Thanks to your generosity, a whopping £71,219 was raised during the first week of our appeal. Everyone who was able to donate via the Big Give had their donations doubled, thanks to incredible generosity from our supporters Harry Hampson, and The Reed Foundation.  

We even had some more donations over Christmas and into the New Year! 

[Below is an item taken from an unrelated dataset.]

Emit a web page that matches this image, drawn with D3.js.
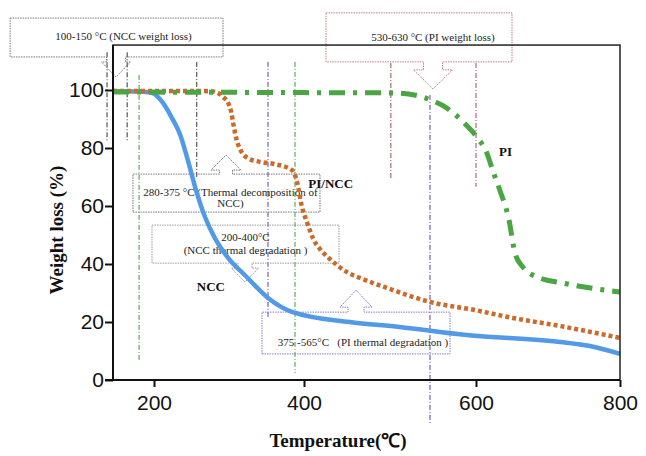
<!DOCTYPE html>
<html><head><meta charset="utf-8">
<script src="https://cdn.jsdelivr.net/npm/d3@7"></script>
<style>
html,body{margin:0;padding:0;background:#fff;}
svg{display:block;}
</style></head>
<body>
<svg id="chart" width="646" height="456"></svg>
<script>
// ---------------- DATA ----------------
const xTicks = [200, 400, 600, 800];
const yTicks = [0, 20, 40, 60, 80, 100];
const xBreaks = [145, 200, 400, 600, 800];   // axis break values (temperature)

const nccTemp = [145,181,197,211,224,235,245,256,268,281,301,321,352,385,453,511,589,717,758,800];
const nccLoss = [99.6,99.5,99,95.9,90.3,84.5,75.9,65.5,56.2,49,41.4,36.2,28.3,23.4,20,18.3,15.5,13.1,11.7,9];

const pincTemp = [145,275,285,292,299,303,306,310,316,325,340,360,384,391,397,404,411,419,428,438,451,465,497,547,599,651,717,800];
const pincLoss = [99.7,99.6,99,97.6,95.5,92.4,88,83,79,76.5,75.3,74.5,72.4,68,60,54,48.5,45,42.3,39.7,37,35.2,31.7,26.9,24.1,21.4,18.6,14.5];

const piTemp = [145,300,400,500,530,547,566,585,601,615,623,633,646,654,665,685,721,800];
const piLoss = [99.3,99.2,99.1,99,98.2,96.6,93.8,89,83.8,78.3,72.4,65.5,55,43.8,39,35.5,33.4,30.3];

const seriesNames = ["NCC", "PI/NCC", "PI"];
const labelTemp = [257, 405, 632];
const labelLoss = [30.7, 66.2, 77.2];

// guide lines: temperature, from-loss, to-loss, group
const guideTemp = [137, 164, 180, 257, 352, 388, 501, 546.5, 600];
const guideFrom = [113, 113, 105.2, 109.7, 109.7, 109.7, 109.3, 98.3, 109.3];
const guideTo   = [82, 82, 6.9, 70, 21.4, 2.4, 69, -14.8, 66.6];
const guideGroup = ["k","k","g","k","p","g","r","p","r"];

// annotation boxes (temperature / loss coordinates)
const annText = [
  ["100-150 °C (NCC weight loss)"],
  ["530-630 °C (PI weight loss)"],
  ["280-375 °C (Thermal decomposition of", "NCC)"],
  ["200-400°C", "(NCC thermal degradation )"],
  ["375 -565°C   (PI thermal degradation )"]
];
const annT0 = [7, 425.6, 171.8, 197.3, 344];
const annT1 = [292, 650, 418.6, 440.7, 569.8];
const annLossLo = [111.4, 109.7, 57.9, 40.3, 9.0];
const annLossHi = [124.8, 126.6, 71.0, 53.4, 23.4];
const annTipT = [149, 550, 296, 321.3, 460.5];
const annTipLoss = [104.5, 100.3, 77.6, 33.8, 31.0];
const annGroup = ["k", "r", "k", "k2", "p"];

// ---------------- LAYOUT / STYLE ----------------
const svg = d3.select("#chart");
const x = d3.scaleLinear().domain(xBreaks).range([113, 154, 304, 476, 620]);
const y = d3.scaleLinear().domain([0, 100]).range([380, 90]);
const frameTop = 115.5;

const guideColor = {k:"#333", g:"#3c9a3c", p:"#5a3fb0", r:"#a04a5a"};
const annColor = {k:"#777", k2:"#999", r:"#c27c84", p:"#8a7acc"};
const annShape = [
  {side:"bottom", sw:9.5, hw:14.5, s:5, tdx:7, tdy:[18]},
  {side:"bottom", sw:9.5, hw:19.5, s:8, tdx:14, tdy:[24]},
  {side:"top", sw:6.5, hw:15, s:4, tdx:4, tdy:[18,29.5]},
  {side:"bottom", sw:7, hw:13.5, s:5, tdx:0, tdy:[12,25]},
  {side:"top", sw:8, hw:16, s:5, tdx:7, tdy:[30]}
];

// guide lines
svg.append("g").selectAll("line").data(guideTemp).join("line")
  .attr("x1", d => x(d)).attr("x2", d => x(d))
  .attr("y1", (d,i) => y(guideFrom[i])).attr("y2", (d,i) => y(guideTo[i]))
  .attr("stroke", (d,i) => guideColor[guideGroup[i]])
  .attr("stroke-width", 1)
  .attr("stroke-dasharray", "5,2,1,2");

// annotation boxes with block arrows
const ann = svg.append("g");
annText.forEach((lines, i) => {
  const x0 = x(annT0[i]), x1 = x(annT1[i]);
  const yT = y(annLossHi[i]), yB = y(annLossLo[i]);
  const cx = x(annTipT[i]), ty = y(annTipLoss[i]);
  const sh = annShape[i];
  let p;
  if (sh.side === "bottom") {
    p = `M${x0},${yT}H${x1}V${yB}H${cx+sh.sw}V${yB+sh.s}H${cx+sh.hw}L${cx},${ty}L${cx-sh.hw},${yB+sh.s}H${cx-sh.sw}V${yB}H${x0}Z`;
  } else {
    p = `M${x0},${yB}H${x1}V${yT}H${cx+sh.sw}V${yT-sh.s}H${cx+sh.hw}L${cx},${ty}L${cx-sh.hw},${yT-sh.s}H${cx-sh.sw}V${yT}H${x0}Z`;
  }
  ann.append("path").attr("d", p).attr("fill", "none")
    .attr("stroke", annColor[annGroup[i]]).attr("stroke-width", 1)
    .attr("stroke-dasharray", "1.5,1");
  lines.forEach((t, j) => {
    ann.append("text")
      .attr("x", (x0 + x1) / 2 + sh.tdx)
      .attr("y", yT + sh.tdy[j])
      .attr("dy", "0.35em")
      .attr("text-anchor", "middle")
      .attr("xml:space", "preserve")
      .style("font-family", "'Liberation Serif','Times New Roman',serif")
      .style("font-size", "11px")
      .style("fill", "#222")
      .text(t);
  });
});

// curves
const line = d3.line().x(d => x(d[0])).y(d => y(d[1])).curve(d3.curveMonotoneX);
const curves = [
  {t: nccTemp, v: nccLoss, color: "#5299e6", w: 4.5, dash: null},
  {t: pincTemp, v: pincLoss, color: "#cc6a2c", w: 4.5, dash: "4,3"},
  {t: piTemp, v: piLoss, color: "#4ba543", w: 5, dash: "16,8,4,8"}
];
curves.forEach(c => {
  svg.append("path")
    .datum(c.t.map((t, i) => [t, c.v[i]]))
    .attr("d", line)
    .attr("fill", "none")
    .attr("stroke", c.color)
    .attr("stroke-width", c.w)
    .attr("stroke-dasharray", c.dash);
});

// series labels
svg.append("g").selectAll("text").data(seriesNames).join("text")
  .attr("x", (d,i) => x(labelTemp[i]))
  .attr("y", (d,i) => y(labelLoss[i]))
  .style("font-family", "'Liberation Serif','Times New Roman',serif")
  .style("font-size", "13px").style("font-weight", "bold").style("fill", "#111")
  .text(d => d);

// frame
svg.append("rect")
  .attr("x", x(145)).attr("y", y(frameTop))
  .attr("width", x(800) - x(145)).attr("height", y(0) - y(frameTop))
  .attr("fill", "none").attr("stroke", "#222").attr("stroke-width", 1.5);

// axes
const yAxis = svg.append("g").attr("transform", `translate(${x(145)},0)`)
  .call(d3.axisLeft(y).tickValues(yTicks).tickSize(8).tickSizeOuter(0).tickPadding(1));
const xAxis = svg.append("g").attr("transform", `translate(0,${y(0)})`)
  .call(d3.axisBottom(x).tickValues(xTicks).tickSize(7).tickSizeOuter(0).tickPadding(8));
[yAxis, xAxis].forEach(g => {
  g.select(".domain").attr("stroke", "#111").attr("stroke-width", 2);
  g.selectAll(".tick line").attr("stroke", "#111").attr("stroke-width", 2);
  g.selectAll(".tick text")
    .style("font-family", "'Liberation Sans',Arial,sans-serif")
    .style("font-size", "21px").style("fill", "#111");
});
yAxis.select(".domain").attr("d", `M0,${y(0)}V${y(frameTop)}`);
xAxis.select(".domain").attr("d", `M${x(145) - 8},0H${x(800)}`);

// axis titles
svg.append("text")
  .attr("transform", `translate(56,${(y(0) + y(100)) / 2 - 5}) rotate(-90)`)
  .attr("text-anchor", "middle").attr("dy", "0.35em")
  .style("font-family", "'Liberation Serif','Times New Roman',serif")
  .style("font-size", "19px").style("font-weight", "bold").style("fill", "#111")
  .text("Weight loss (%)");
svg.append("text")
  .attr("x", 338).attr("y", 447)
  .attr("text-anchor", "middle")
  .style("font-family", "'Liberation Serif','Times New Roman',serif")
  .style("font-size", "19px").style("font-weight", "bold").style("fill", "#111")
  .text("Temperature(℃)");
</script>
</body></html>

The support we receive shapes the work we do. Alongside championing research, celebrating our Ambassadors, raising awareness, and hosting collaborative events, we have key focus areas for 2025. 

  • Children and burns
  • Burns come with complications, but paediatric burns come with a unique set of challenges. From improving awareness of burn prevention, to psychological help, to seeking advances in burn care, we’ll be improving outcomes for kids and their carers.
Sinead and her daughter Elizabeth, who survived severe burns at six months old.
  • Conflict related sexual violence
  • HRH The Duchess of Edinburgh, the Scar Free Foundation’s Royal Patron, initiated a collaboration between Swansea University and Panzi Hospital in the DRC. Using 3D surgical training models, Swansea experts hope to improve survivor outcomes, and to train local surgeons to teach others in techniques to ease severe injury. 
HRH The Duchess of Edinburgh with Nobel Peace Prize winner Dr Denis Mukwege, and Chief Investigator at The Scar Free Foundation Programme of Reconstructive Research, Professor Iain Whitaker, inside Swansea University's Simulation and Immersive Learning Centre.
  • Conflict wounds 
  • 2025 will see the launch of the first ever Scar Free Foundation Defence Medical Services PhD, which will investigate the man-made substance Bioglass and whether its newer formulas can provide rapid, sterile, life-saving treatment in military settings.
  • We’ll also be looking to 2027, and our role as a Legacy Partner for the Invictus Games, and launching a major fundraising campaign to deliver a new programme of research into conflict wounds.  
Karl Hinet, who served during the Iraq War and sustained 37% burns during active duty in Basra aged 18.
  • Discovery science  
  • We’re dedicated to deepening our understanding of scarring by investing in innovative research and cutting-edge technologies, with the ultimate goal of achieving scar-free healing and transforming patient outcomes. 
A researcher inspects specimens in vials, wearing blue gloves, goggles, a white lab coat, and a blue hair net. Credit: Fernando Zhiminaicela

Without your support, we could not continue to fund pioneering research, run student electives with our Partner Member Organisations, support work with a global impact, and bring the leading experts in scarring together from around the world.  

Thank you, from all of us at the Scar Free Foundation!